Stopping mta...Done.
...
Starting mta...Done.
..
Code: Select all
su - zimbra
...
mta Running
...
More specifically it can happen during a reboot or restart and it can provide you with the impression that the MTA is running. It is a result of zimbra using the "kill -0 master.pid" pattern to determine if the MTA is running. If the return call from this is successful, then it will not start the MTA and assumes the MTA is running which appears to be a good optimization by design. Given this master.pid file remains in the filesystem and contains a pid of a previous postfix master process, it can be a problem should another process reclaim the same pid value used in this file after you have stopped postfix... which while super unlikely does happen from time to time given reports in these forums, bugzilla and what I observed this week.
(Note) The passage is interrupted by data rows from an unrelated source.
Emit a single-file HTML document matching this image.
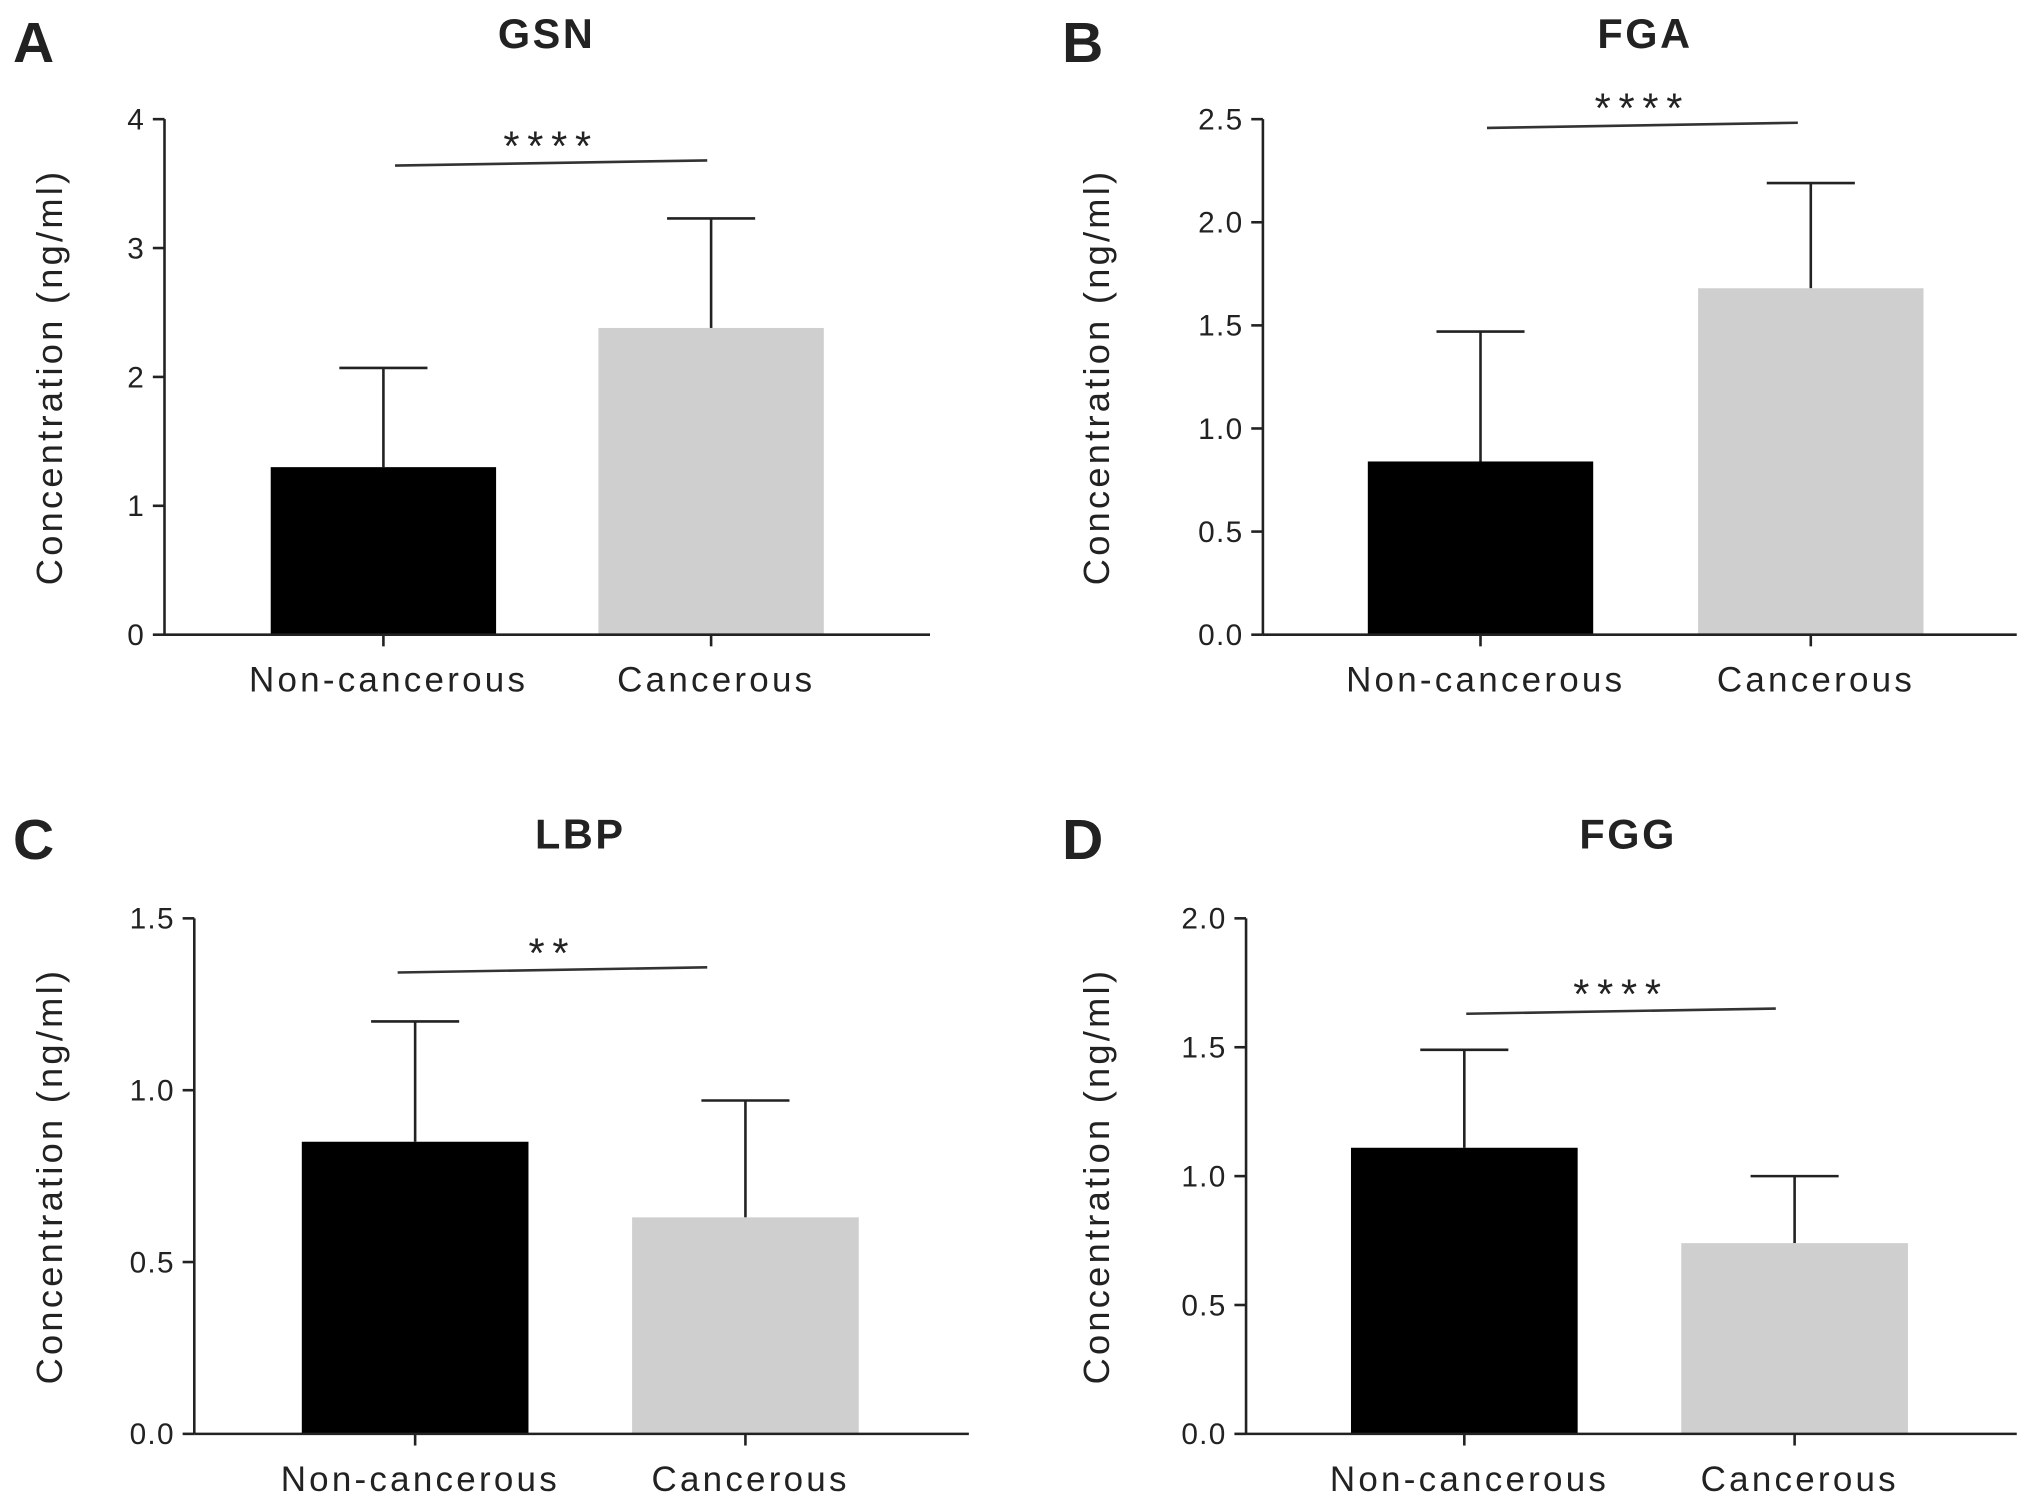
<!DOCTYPE html>
<html><head><meta charset="utf-8"><style>
html,body{margin:0;padding:0;background:#fff;}
svg{display:block;}
text{font-family:"Liberation Sans",sans-serif;fill:#222;}
</style></head><body>
<svg id="chart" width="2031" height="1509" viewBox="0 0 1568 1165" preserveAspectRatio="none" xmlns="http://www.w3.org/2000/svg"></svg>
<script>
const panelLetters = ["A","B","C","D"];
const panelTitles = ["GSN","FGA","LBP","FGG"];
const categories = ["Non-cancerous","Cancerous"];
const meanNon = [1.3, 0.84, 0.85, 1.11];
const meanCan = [2.38, 1.68, 0.63, 0.74];
const errNon = [2.07, 1.47, 1.2, 1.49];
const errCan = [3.23, 2.19, 0.97, 1.0];
const yMax = [4, 2.5, 1.5, 2.0];
const yStep = [1, 0.5, 0.5, 0.5];
const yDecimals = [0, 1, 1, 1];
const sigLabels = ["****","****","**","****"];
const sigLevel = [3.66, 2.47, 1.35, 1.64];

const layout = [
 {ax:127, xr:718, top:92, bot:490, b1:209, b2:462, bw:174, lx:10, ly:48, tx:422, ty:25, sig:[305,546], ytx:38},
 {ax:975, xr:1557, top:92, bot:490, b1:1056, b2:1311, bw:174, lx:820, ly:48, tx:1270, ty:25, sig:[1148,1388], ytx:846},
 {ax:150, xr:748, top:709, bot:1107, b1:233, b2:488, bw:175, lx:10, ly:663, tx:448, ty:643, sig:[307,546], ytx:38},
 {ax:962, xr:1557, top:709, bot:1107, b1:1043, b2:1298, bw:175, lx:820, ly:663, tx:1257, ty:643, sig:[1132,1371], ytx:846}
];
const svg = document.getElementById('chart');
const NS = "http://www.w3.org/2000/svg";
function mk(tag, attrs, parent){const e=document.createElementNS(NS,tag);for(const k in attrs)e.setAttribute(k,attrs[k]);parent.appendChild(e);return e;}

for(let p=0;p<4;p++){
  const L = layout[p];
  const g = mk('g',{},svg);
  
  
  const y = v => L.bot - v/yMax[p]*(L.bot-L.top);
  let t = mk('text',{x:L.lx,y:L.ly,'font-size':44,'font-weight':'bold'},g); t.textContent=panelLetters[p];
   
  t = mk('text',{x:L.tx,y:L.ty+12,'font-size':32,'font-weight':'bold','text-anchor':'middle','letter-spacing':'2'},g); t.textContent=panelTitles[p];
   
  const cy=(L.top+L.bot)/2;
  t = mk('text',{x:L.ytx+10,y:cy,'font-size':28,'text-anchor':'middle',transform:`rotate(-90 ${L.ytx+10} ${cy})`,'letter-spacing':'2.5'},g); t.textContent='Concentration (ng/ml)';
   
  const means=[meanNon[p],meanCan[p]], errs=[errNon[p],errCan[p]], xs=[L.b1,L.b2], cols=['#000','#cfcfcf'];
  for(let i=0;i<2;i++){
    const cx=xs[i]+L.bw/2;
    const ey=y(errs[i]);
    let e=mk('line',{x1:cx,x2:cx,y1:y(means[i]),y2:ey,stroke:'#222','stroke-width':2},g);
     
    e=mk('line',{x1:cx-34,x2:cx+34,y1:ey,y2:ey,stroke:'#222','stroke-width':2},g);
     
    const r=mk('rect',{x:xs[i],y:y(means[i]),width:L.bw,height:L.bot-y(means[i]),fill:cols[i]},g);
     
    const tk=mk('line',{x1:cx,x2:cx,y1:L.bot,y2:L.bot+9,stroke:'#222','stroke-width':2},g);
     
    const lb=mk('text',{x:cx+4,y:L.bot+44,'font-size':27,'text-anchor':'middle','letter-spacing':'2.5'},g); lb.textContent=categories[i];
     
  }
  let a=mk('line',{x1:L.ax,x2:L.ax,y1:L.top,y2:L.bot,stroke:'#222','stroke-width':2},g);
   
  a=mk('line',{x1:L.ax,x2:L.xr,y1:L.bot,y2:L.bot,stroke:'#222','stroke-width':2},g);
   
  for(let v=0; v<=yMax[p]+1e-9; v+=yStep[p]){
    const ty=y(v);
    const tk=mk('line',{x1:L.ax-9,x2:L.ax,y1:ty,y2:ty,stroke:'#222','stroke-width':2},g);
     
    const tl=mk('text',{x:L.ax-15,y:ty+8,'font-size':23,'text-anchor':'end','letter-spacing':'1'},g); tl.textContent=v.toFixed(yDecimals[p]);
     
  }
  const sy=y(sigLevel[p]);
  let s=mk('line',{x1:L.sig[0],x2:L.sig[1],y1:sy+2,y2:sy-2,stroke:'#333','stroke-width':2},g);
   
  s=mk('text',{x:(L.sig[0]+L.sig[1])/2,y:sy-2,'font-size':32,'text-anchor':'middle','letter-spacing':'6'},g); s.textContent=sigLabels[p];
   
}
</script>
</body></html>
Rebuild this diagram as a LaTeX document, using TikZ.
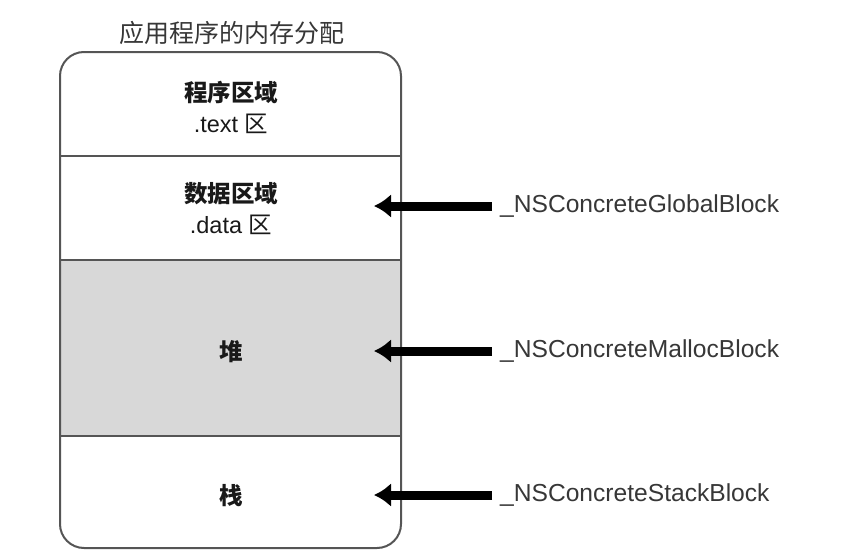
\documentclass[tikz,border=0pt]{standalone}
\usepackage{fontspec}
\setmainfont{Liberation Sans}
\newfontfamily\cjk{Noto Sans CJK SC}
\usetikzlibrary{arrows.meta, positioning}
\definecolor{framegray}{RGB}{85,85,85}
\definecolor{heapgray}{RGB}{216,216,216}
\definecolor{labelgray}{RGB}{55,55,55}
\tikzset{
  region/.style     = {align=center, text=black!90, inner sep=0pt,
                       font=\fontsize{23.5}{31}\selectfont},
  blocklabel/.style = {anchor=west, inner sep=8pt, text=labelgray,
                       font=\fontsize{24.6}{28}\selectfont},
  fatarrow/.style   = {-{Latex[length=17pt, width=24pt]}, line width=9pt, black},
  memframe/.style   = {draw=framegray, line width=2pt, rounded corners=24pt},
  divider/.style    = {draw=framegray, line width=2pt},
}

\begin{document}
\begin{tikzpicture}[x=1pt, y=-1pt]
\useasboundingbox (0,0) rectangle (844,554);

% ---------------- memory layout ----------------
\node[text=labelgray, font=\cjk\fontsize{25}{30}\selectfont] (title) at (232,33) {应用程序的内存分配};

\fill[heapgray] (60,260) rectangle (401,436);
\draw[memframe] (60,52) rectangle (401,548);
\draw[divider] (60,156) -- (401,156);
\draw[divider] (60,260) -- (401,260);
\draw[divider] (60,436) -- (401,436);

\node[region] (text) at (231,107) {{\cjk\bfseries 程序区域}\\.text {\cjk 区}};
\node[region] (data) at (231,209) {{\cjk\bfseries 数据区域}\\.data {\cjk 区}};
\node[region, font=\cjk\bfseries\fontsize{23.5}{31}\selectfont] (heap) at (231,352) {堆};
\node[region, font=\cjk\bfseries\fontsize{23.5}{31}\selectfont] (stack) at (231,496) {栈};

% ---------------- block kinds ----------------
\coordinate (tipglobal) at (374,206);
\coordinate (tipmalloc) at (374,351);
\coordinate (tipstack)  at (374,495);

\node[blocklabel] (global) at (492,206) {\_NSConcreteGlobalBlock};
\node[blocklabel] (malloc) at (492,351) {\_NSConcreteMallocBlock};
\node[blocklabel] (stackblk) at (492,495) {\_NSConcreteStackBlock};

\draw[fatarrow] (global.west) -- (tipglobal);
\draw[fatarrow] (malloc.west) -- (tipmalloc);
\draw[fatarrow] (stackblk.west) -- (tipstack);

\end{tikzpicture}
\end{document}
How can a pid have the same pid as a previous running master pid? Easy, the kernel wraps and reuses pid's depending on this value.
Code: Select all
cat /proc/sys/kernel/pid_max
32768
Code: Select all
# echo $$
245
# cat /opt/zimbra/data/postfix/spool/pid/master.pid
350
Code: Select all
grep 'starting the Postfix' /var/log/zimbra.log
Dec 10 07:39:44 relay3 /postfix-script[24222]: starting the Postfix mail system
Why does it happen? Instead of using postfix's status which tests a lock on master.pid, zmmtastatus uses the "kill -0 master.pid" pattern which returns successful because some process is running - just not the MTA. The fix appears simple.
Modify /opt/zimbra/libexec/zmmtastatus:
Code: Select all
% grep -A 2 kill /opt/zimbra/libexec/zmmtastatus
#system("kill -0 $pid 2> /dev/null");
#JAD 12/14/2018 (/opt/zimbra/libexec/zmmtastatus)
system("/opt/zimbra/common/sbin/postfix status 2> /dev/null");
Note: I have reported this to zimbra with my workaround which may not be the proper fix nor has this been confirmed as a bug.
How to workaround this without a patch and keeping the kill -0 pattern. If the reclaimed process is associated with zimbra.... another zmcontrol restart will solve it. Otherwise, rm the master.pid file which will change the logic and force zimbra to always restart the MTA on a start. Similarly, a reboot would likely have the same effect. As would killing the process associated with the master.pid and restarting the MTA ... then restarting the non zimbra process that you killed.